Continuamos a listagem não exaustiva já iniciada na crónica anterior das figuras mais proeminentes que, de alguma forma, ameaçam a sociedade aberta e livre como a conhecemos.
3) António Fernando Correia de Campos, Ministro da Saúde. O afastamento da ex-directora do Centro de Saúde de Vieira do Minho, Maria Cardoso, é mais uma manifestação da acentuada sensibilidade do actual executivo. De acordo com o despacho da exoneração, Maria Cardoso foi demitida “por não ter tomado medidas relativas à afixação [...] de um cartaz que utilizava declarações do Ministro da Saúde em termos jocosos, procurando atingi-lo”. Não se acrescenta, contudo, que, por sua vez, essas “declarações do Ministro da Saúde” ofendiam os profissionais daquele serviço. O cartaz em questão reproduzia uma entrevista concedida por Correia de Campos ao Jornal de Notícias, a 6 de Agosto de 2006, onde este declarava: “Nunca vou ao SAP, nem nunca irei! [...] Porque não têm condições de qualidade. Têm um médico e um enfermeiro e conferem uma falsa sensação de segurança.”. As bases devem respeitar as chefias; estas, porém, podem livremente desdenhar do trabalho dos seus dependentes.
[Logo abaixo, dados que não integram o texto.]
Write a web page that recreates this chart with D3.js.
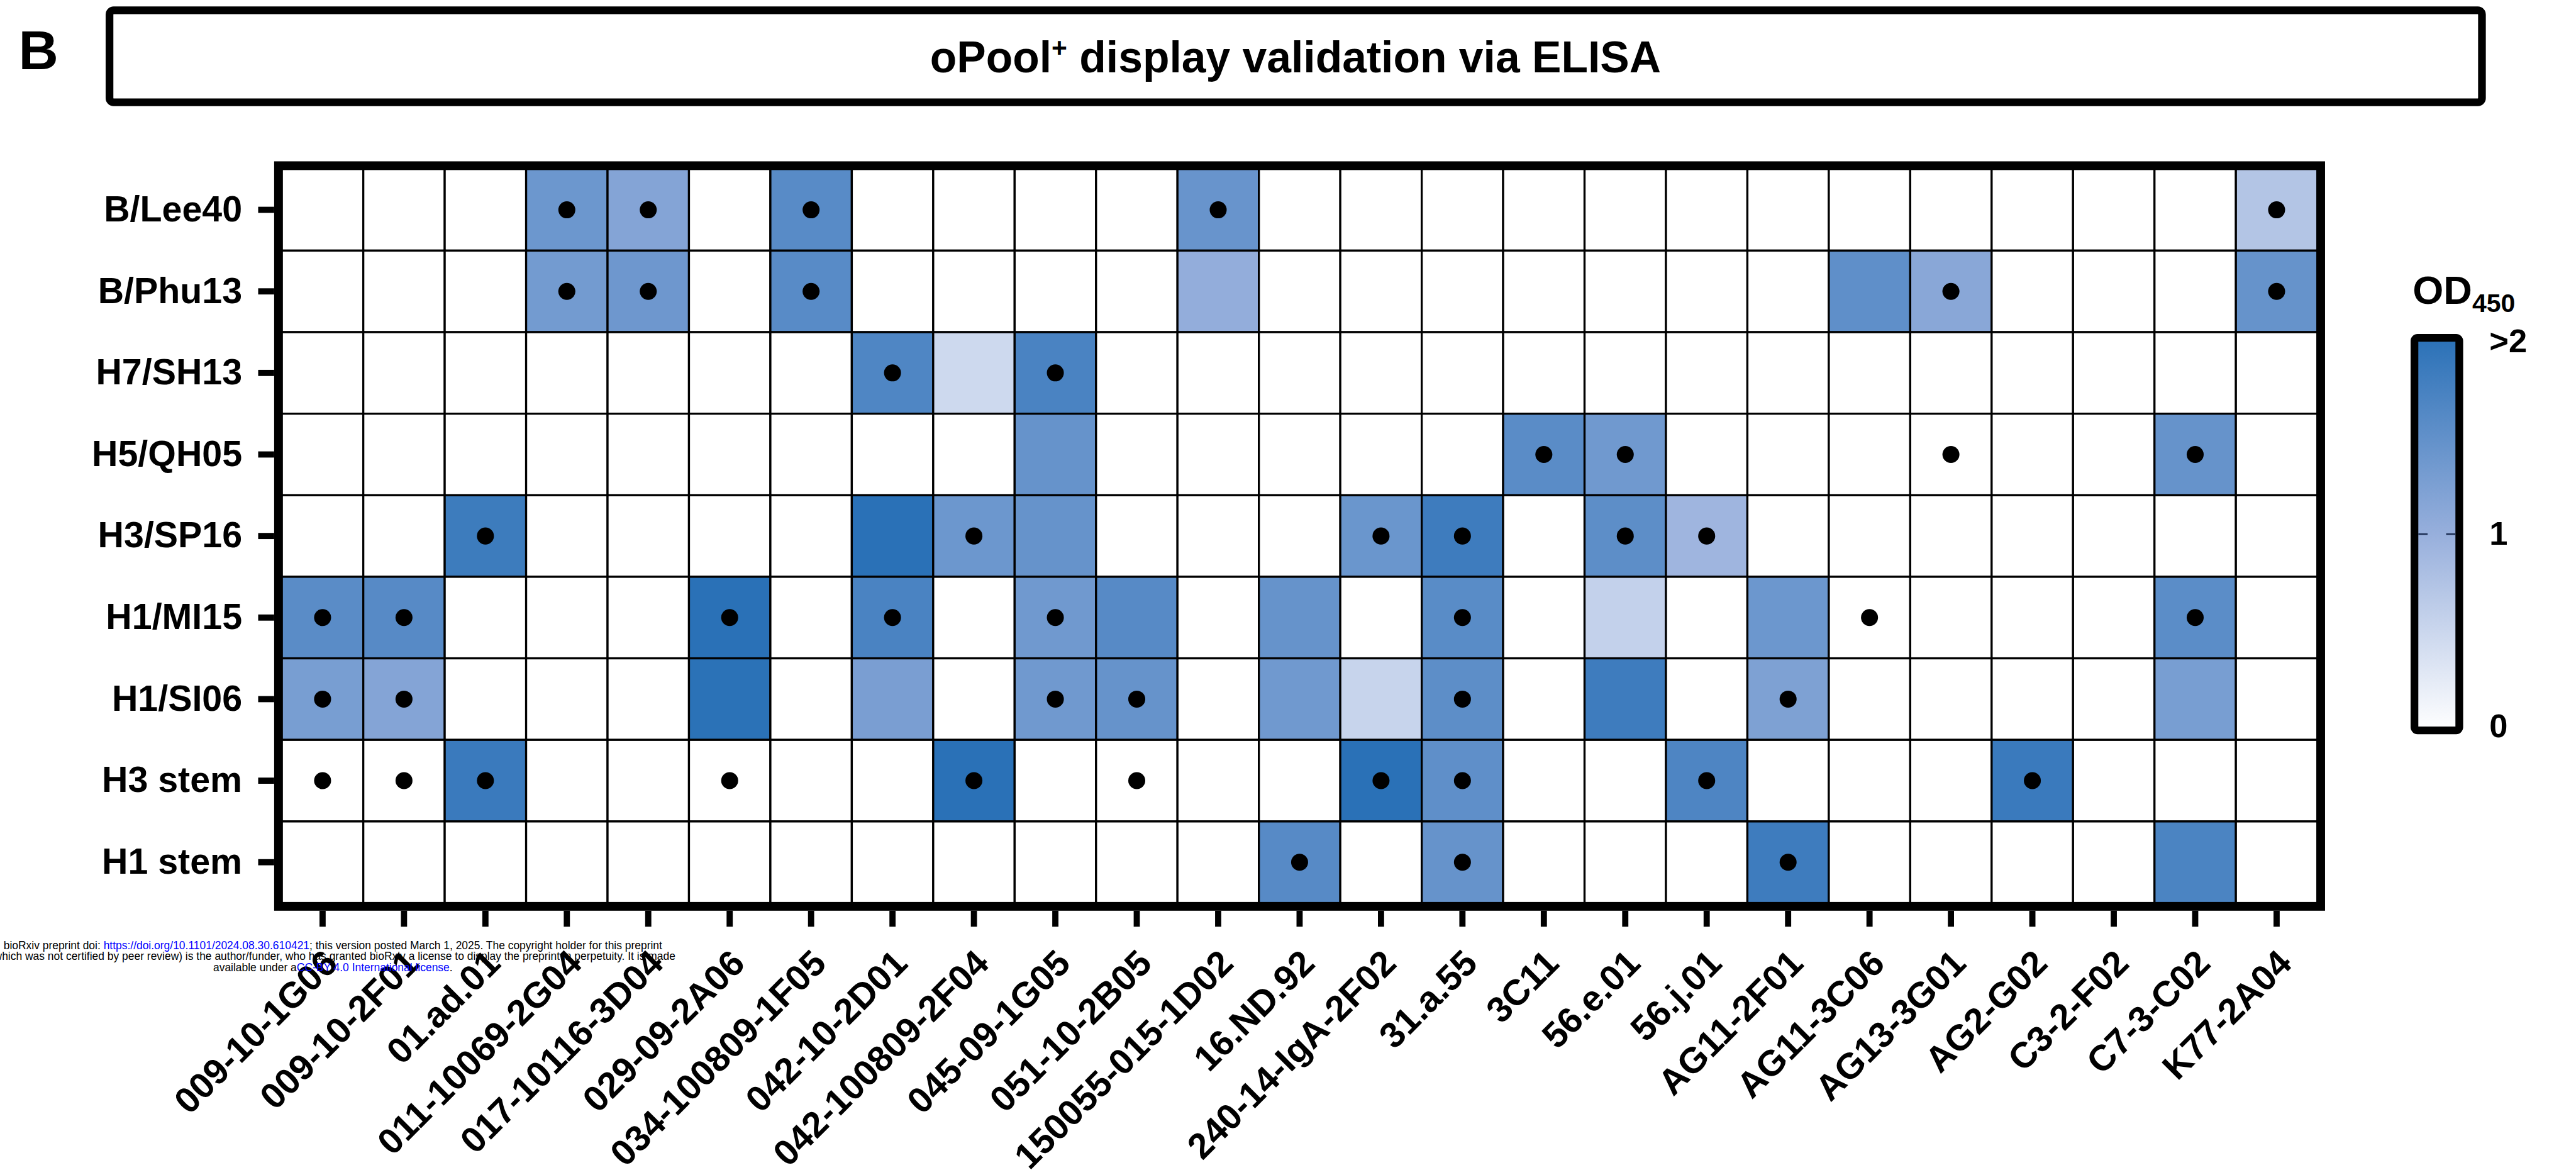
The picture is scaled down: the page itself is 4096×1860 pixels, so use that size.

A lealdade – conceito importante em que os adversários da sociedade aberta baseiam as suas invectivas – funciona num só sentido. Não se espante, considerando os traços que vimos serem próprios dos inimigos da liberdade, que Maria Cardoso tenha sido acusada pelo ministro precisamente de “deslealdade”, por não ter prontamente mandado retirar a entrevista. Por outro lado, num exercício de obstinada lealdade, um membro da Juventude Socialista denunciou o caso aos seus superiores, que, depois, fizeram chegar a notícia às cúpulas. É caso para relembrar as palavras avisadas de Jorge Coelho: “Quem se mete com o PS, leva!”.
Outro pormenor que merece destaque é o facto de Maria Celeste ter sido pressionada para abrir um processo disciplinar contra o médico que afixara a entrevista e a rematara com um curto comentário irónico. Porém, ao contrário de Margarida Moreira, da DREN, criticada na crónica anterior, Maria Cardoso, numa atitude louvável, recusou-se a fazê-lo, sendo consequentemente demitida. Se seria ainda possível, por parte dalguns, defender que, efectivamente, não era muito correcto uma entrevista assim estar exposta num centro de saúde, é já, contudo, difícil – a partir do momento em que se percebe que a razão da demissão foi a recusa de Maria Cardoso em instaurar um processo contra o médico – não suspeitar que estamos perante um exercício de violência política.
Em defesa do ministro, a Secretária de Estado da Saúde, Carmen Pignatelli – que aqui inscrevemos no rol dos inimigos da sociedade aberta – considerou que a liberdade de expressão deve ser exercida nos “locais apropriados”, a saber, “nas nossas casas, na esquina do café (?), e com os nossos amigos”. Note-se a incorrecção das palavras, porquanto o professor Charrua foi precisamente denunciado por um “amigo”. Muito segura das suas afirmações, sem pudor, exclama: “não tenhamos vergonha de dizer isto”. Não tenhamos nós, de facto, vergonha de dizer isto: a liberdade está a ser, já nem muito veladamente, ameaçada, por comportamentos dos seus opositores como os acima descritos. Ao caso Vieira do Minho, como este já foi apelidado, vem-se juntar o de Fernando Portal, alegadamente afastado, ao fim de dezassete anos, da presidência do hospital de S. João da Madeira por críticas à política de encerramento das urgências do ministério, caso que remonta já a Maio. Pouco a pouco, vai-se revelando a verdadeira natureza deste ministério que de saudável, sinceramente, tem pouco.